House Intelligence Committee chairman Rep. Mike Rogers (R-MI) accused a group of journalists of committing a crime yesterday, falsely stating at a committee hearing that NSA reporters are “selling” the leaked Snowden documents and are breaking the law.
Mike Rogers indicated in an interview afterwards that he was referring to Glenn Greenwald, who has entered into standard freelance contracts with news organizations to report various stories related to the NSA. But his comments apply equally to Barton Gellman, who is not a Washington Post employee yet publishes NSA stories there, presumably on a contract basis.
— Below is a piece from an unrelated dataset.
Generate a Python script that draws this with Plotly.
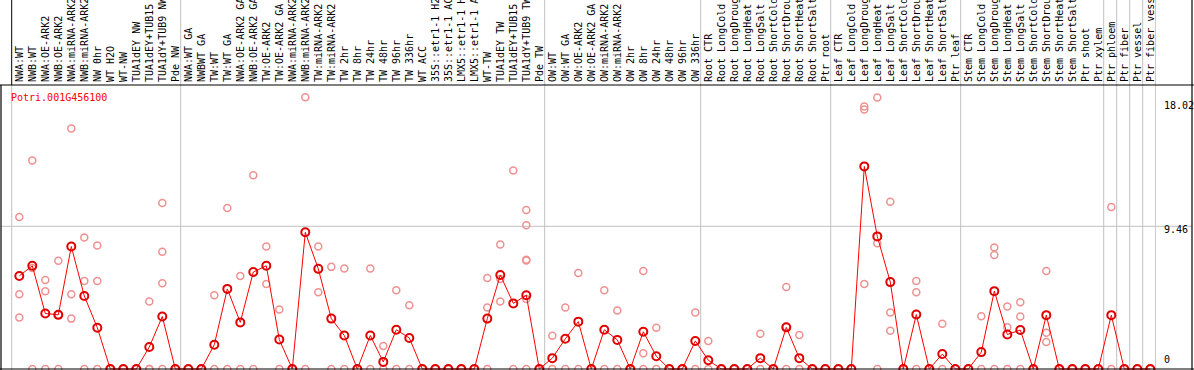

It also potentially applies to any media organization who is selling copies of its paper or ads based on their reporting on the NSA documents, which includes the New York Times.
Greenwald later told the Guardian he has “never, never, ever” sold the documents themselves to anyone and “Mike Rogers is literally just fabricating and lying when he says that.”
While Mike Rogers has a long history of fabrications, this is just the latest in a disturbing pattern of top intelligence officials suggesting we should the First Amendment should not apply to journalists reporting on the NSA.
Just last week, Director of National Intelligence James Clapper strongly insinuated all the NSA journalists “accomplices” to a crime merely because they possessed the Snowden documents and continued to publish stories based on their contents. (Again, this does not just apply to Greenwald, but dozens of reporters and editors at Washington Post, New York Times, Guardian, ProPublica, and NBC News.)
In October, NSA chief Keith Alexander also bizarrely said journalists were selling these documents (again with no proof). He then suggested that policy makers should circumvent the First Amendment to stop further reporting:
"I think it’s wrong that that newspaper reporters have all these documents, the 50,000—whatever they have and are selling them and giving them out as if these—you know it just doesn’t make sense. We ought to come up with a way of stopping it. I don’t know how to do that. That’s more of the courts and the policymakers but, from my perspective, it’s wrong to allow this to go on."
Then, in an off-the-record discussion with reporters at NSA headquarters in Ft. Meade Maryland, Foreign Policy’s Daniel Drezner reported that an official told him he “hoped that the Obama administration would crack down on these reporters, saying, ‘I have some reforms for the First Amendment.’” Drezner continued, “I honestly do not know whether that last statement was a joke or not. Either way, it's not funny.”
So far the Justice Department and the FBI have refrained from engaging in the same type of chilling fear-mongering. FBI Director James Comey refused to answer Rogers’ reporters-are-criminals hypothetical at the hearing yesterday, and Attorney General recently said he wouldn't prosecute any reporters doing their job. However, both should be actively condemning these comments, as they are an attempt to “target members of the press or discourage them from carrying out their vital work,” which Holder explicitly said the government would not do.
But this also bring up a larger question: if the entire intelligence community thinks these reporters are either committing a crime or are an accomplice to one, are they attempting to use this as a justification to target them with surveillance? This is the question the press should now be asking since we know it’s not just a fluke that intelligence officials are trying to paint journalists doing their job as criminals.